Is Max dead? Is Sadie Sink coming back in Stranger Things season 5?

Sadly, it's still unclear. As far as we know, Max is in a coma. But when Eleven tried to find her in the void toward the end of the finale, she was nowhere to be found. Sadie Sink, who plays Max, says she doesn't know if Max is dead or alive, or whether she'll be back next season.

“I have no idea what’s coming in five and what that looks like,” Sink told Deadline. “Max’s storyline is very up in the air, ’cause obviously she’s in a coma and Eleven can’t find her in the void. So who knows where she is and what state she’s in.”

Is this the last of the Stranger Things universe?

Is anything ever really dead when it comes to pop culture? It's probably safe to say that the tangled world of Hawkins and the Upside Down has left a lot of unexplored paths ripe for exploration, so who knows what could be unearthed in five or ten years. Wolfhard has already joked that he's not expecting his journey as Mike Wheeler to be over with season 5, saying “I mean, Netflix is gonna want us to come back in 10 years anyways and do Stranger Things: The Adult Years or whatever. They wanna milk it, people want to see it, and I wanna milk it as well.”

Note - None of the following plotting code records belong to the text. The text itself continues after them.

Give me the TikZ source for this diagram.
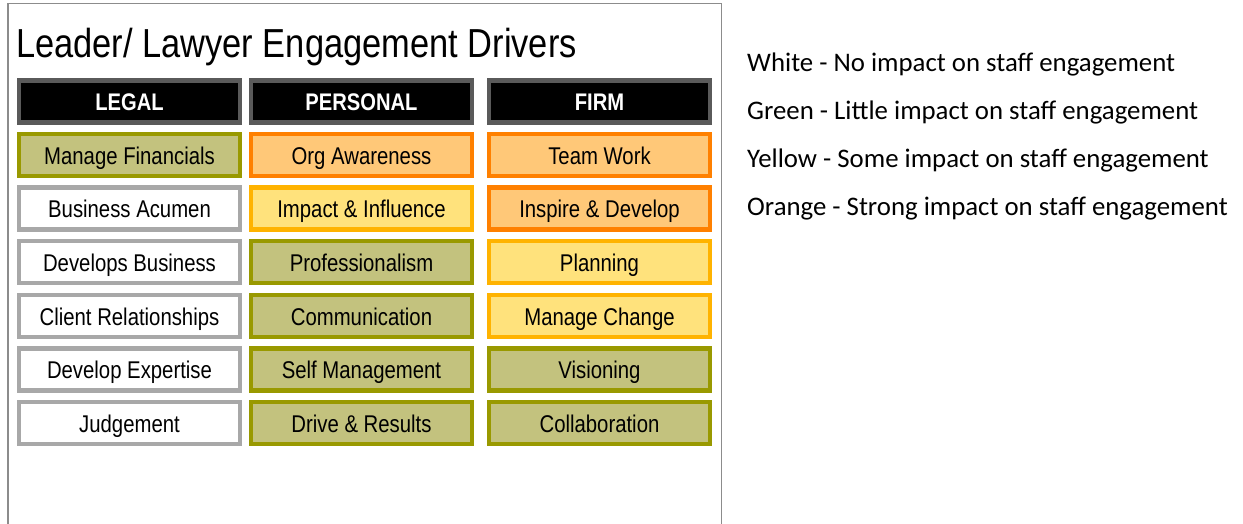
\documentclass[tikz,border=0pt]{standalone}
\usepackage{fontspec}
\setmainfont{Liberation Sans}
\newfontfamily\narrowfont[FakeStretch=0.84]{Liberation Sans}
\newfontfamily\titlefont[FakeStretch=0.85]{Liberation Sans}
\newfontfamily\legendfont{Carlito}

\definecolor{frameGray}{HTML}{8C8C8C}
\definecolor{headEdge}{HTML}{5A5A5A}
\definecolor{greenFill}{HTML}{C3C27E}
\definecolor{greenEdge}{HTML}{999900}
\definecolor{orangeFill}{HTML}{FFC878}
\definecolor{orangeEdge}{HTML}{FF8000}
\definecolor{yellowFill}{HTML}{FFE27C}
\definecolor{yellowEdge}{HTML}{FFB300}
\definecolor{whiteEdge}{HTML}{A8A8A8}

\tikzset{
  cell/.style={rectangle, line width=4.5pt, minimum width=221pt, minimum height=42pt,
    text height=18.5pt, text depth=0pt, inner sep=0pt,
    font=\narrowfont\fontsize{24.2}{24.2}\selectfont, text=black},
  headbox/.style={cell, fill=black, draw=headEdge, text=white,
    font=\narrowfont\bfseries\fontsize{24}{24}\selectfont},
  nobox/.style={cell, fill=white, draw=whiteEdge},
  greenbox/.style={cell, fill=greenFill, draw=greenEdge},
  orangebox/.style={cell, fill=orangeFill, draw=orangeEdge},
  yellowbox/.style={cell, fill=yellowFill, draw=yellowEdge},
  legendline/.style={anchor=base west, inner sep=0pt,
    font=\legendfont\fontsize{26.8}{26.8}\selectfont},
}

\begin{document}
\begin{tikzpicture}[x=1pt, y=-1pt]
  \useasboundingbox (0,0) rectangle (1243,524);

  % open frame around the driver table
  \draw[frameGray, line width=1.6pt] (8,524) -- (8,3.5) -- (721.5,3.5) -- (721.5,524);

  % title
  \node[anchor=base west, inner sep=0pt, font=\titlefont\fontsize{40.5}{40.5}\selectfont]
    (title) at (16,57.5) {Leader/ Lawyer Engagement Drivers};

  % column headers
  \node[headbox] (hLegal)    at (129.5,101.5) {LEGAL};
  \node[headbox] (hPersonal) at (361.5,101.5) {PERSONAL};
  \node[headbox] (hFirm)     at (599.5,101.5) {FIRM};

  % LEGAL column
  \node[greenbox] (l1) at (129.5,154.9) {Manage Financials};
  \node[nobox]    (l2) at (129.5,208.6) {Business Acumen};
  \node[nobox]    (l3) at (129.5,262.2) {Develops Business};
  \node[nobox]    (l4) at (129.5,315.9) {Client Relationships};
  \node[nobox]    (l5) at (129.5,369.5) {Develop Expertise};
  \node[nobox]    (l6) at (129.5,423.2) {Judgement};

  % PERSONAL column
  \node[orangebox] (p1) at (361.5,154.9) {Org Awareness};
  \node[yellowbox] (p2) at (361.5,208.6) {Impact \& Influence};
  \node[greenbox]  (p3) at (361.5,262.2) {Professionalism};
  \node[greenbox]  (p4) at (361.5,315.9) {Communication};
  \node[greenbox]  (p5) at (361.5,369.5) {Self Management};
  \node[greenbox]  (p6) at (361.5,423.2) {Drive \& Results};

  % FIRM column
  \node[orangebox] (f1) at (599.5,154.9) {Team Work};
  \node[orangebox] (f2) at (599.5,208.6) {Inspire \& Develop};
  \node[yellowbox] (f3) at (599.5,262.2) {Planning};
  \node[yellowbox] (f4) at (599.5,315.9) {Manage Change};
  \node[greenbox]  (f5) at (599.5,369.5) {Visioning};
  \node[greenbox]  (f6) at (599.5,423.2) {Collaboration};

  % colour key
  \node[legendline] (k1) at (747,71.5)  {White - No impact on staff engagement};
  \node[legendline] (k2) at (747,119.3) {Green - Little impact on staff engagement};
  \node[legendline] (k3) at (747,167.4) {Yellow - Some impact on staff engagement};
  \node[legendline] (k4) at (747,215.5) {Orange - Strong impact on staff engagement};
\end{tikzpicture}
\end{document}
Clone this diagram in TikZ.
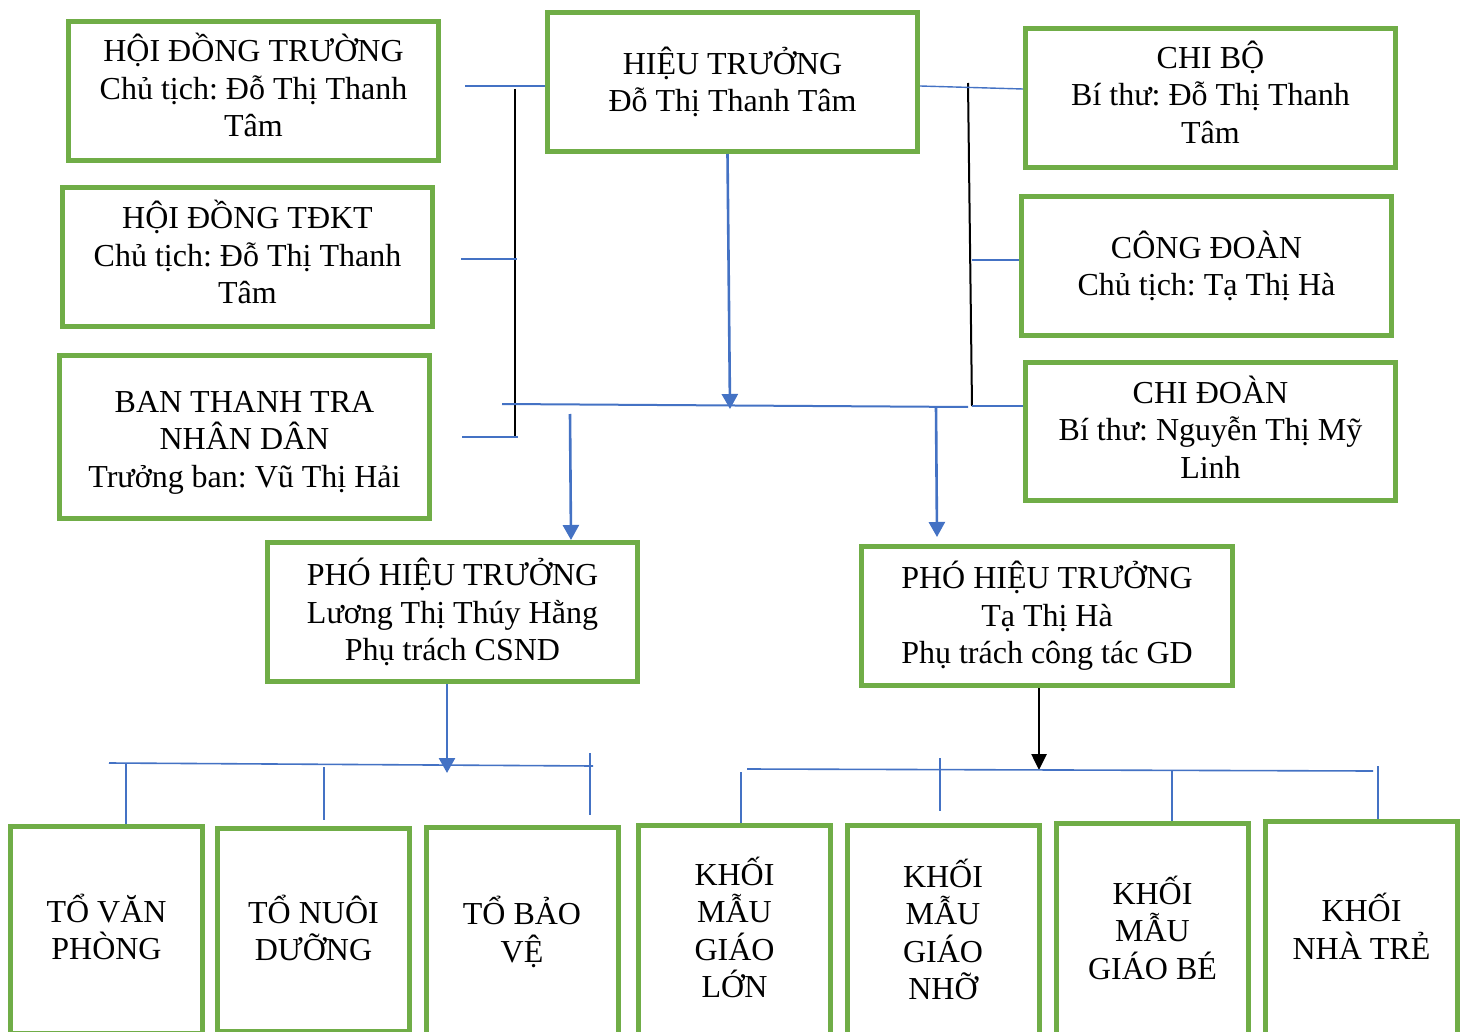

There's also been talk for years of a Robin x Steve odd couple-style spin-off, which Maya Hawke is particularly keen on. “Normally I wouldn't be a proponent of a spin-off,” she said. Though she did concede that she'd be up for doing one with Joe Keery, who stars as best bud Steve. “If I got to do it with Joe Keery, I would do anything,” she continued. “He's so funny and wonderful and smart, and he's got great boundaries. He's an excellent coworker, and I would do anything for him.”

So, if Robin doesn't go out in a blaze of Schwarzenegger-esque glory, soundtracked by Bonnie Tyler with an M60 in one hand and a grenade launcher in the other, maybe there's more gas left in the tank of that friendship forged in the depths of Scoops Ahoy.

In the immediate future, however, a prequel outing is set to make its way to us in the form of a West End stage show. Stranger Things: The First Shadow premieres this winter in London, telling the story of Hawkins way before The Hellfire Club and Eleven, focusing instead on the life of a young Jim Hopper in 1959. The show will also feature Henry Creel, the troubled young would-be Vecna. The Duffer Brothers are behind the show, alongside series writer Kate Trefry and Jack Thorne, who brought Harry Potter and the Cursed Child to the stage.